There was a slim chance to save the baby's life. But it required an unflinching act of faith.
The young couple watched anxiously as I examined their three-month-old baby at Yale-New Haven Hospital, where I specialize in pediatric hematology-oncology. It was difficult to answer the question in the eyes of Susan and Barry Krumm, for I knew that statistics said their tiny Katherine was destined to die.
Susan and Barry had already grieved over one lost child who died in infancy. Now their new baby suffered from the same disease, FEL (familial erythrophagocytic lymphohistiocytosis), a genetic form of histiocytosis in which a type of bone marrow cell proliferates abnormally and destroys vital blood elements. Only one of every million babies is born with it.
As a physician I could not give the Krumms high hopes. To save this child, whom I had affectionately nicknamed Krummbunny, I knew we would need a miracle.
It was children like Katherine who led me into pediatrics. I became deeply involved with my patients, even making a lace-trimmed nightgown for one baby whose mother never visited. But time after time I was taught by my young charges. In endeavoring to help one boy facing a rugged test, I suggested he envision Jesus in the room with him. "Think about Jesus," I said. "I want you to imagine that Jesus is hugging you tightly."
He looked up at me as if I were a little odd and said, "But Jesus is already here." He knew the truth better than I. The test went smoothly.
But Katherine was facing something far more perilous than a test. If something wasn't done soon, she would be dead within weeks. There was one chance to save her life but it was slim: finding a donor for a bone marrow transplant.
As a stopgap, we put her on chemotherapy. (Even so, she might live six months, perhaps a year.) Katherine rallied under the treatment, chortling at all of us with her delightful toothless smile. I asked fellow doctors and nurses to write notes in the "Book of Hope" I kept outside her door. As the staff struggled to record positive words, I saw a subtle, even hopeful, progression in their notations on her medical chart. Together we joined in a daring hope that she might survive. She became an outpatient, coming in for three days of chemo every three weeks.

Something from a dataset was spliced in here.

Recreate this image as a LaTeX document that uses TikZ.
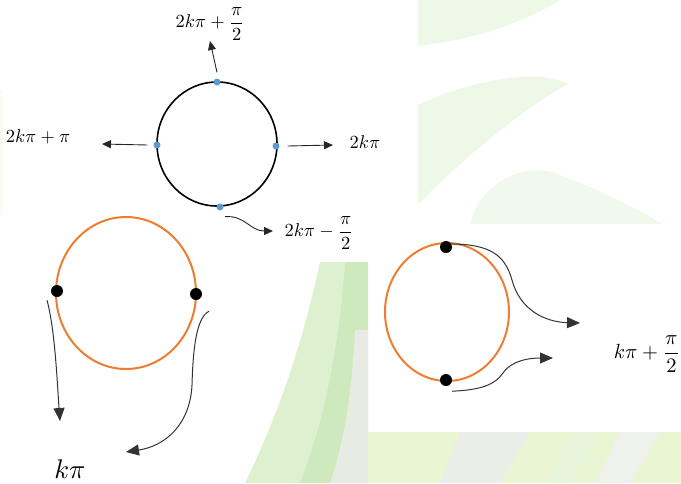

The odds we faced were formidable. First we had to find the right donor. So far the only successful transplants in babies this young were from a brother or sister. But Katherine had no living siblings. Hers would be the first unrelated transplantation in our hospital.
Finding a match in time would be a major miracle. It had to be perfect: Six genetic elements must be exactly the same. No child had yet survived a partial match; even five out of six aren't enough.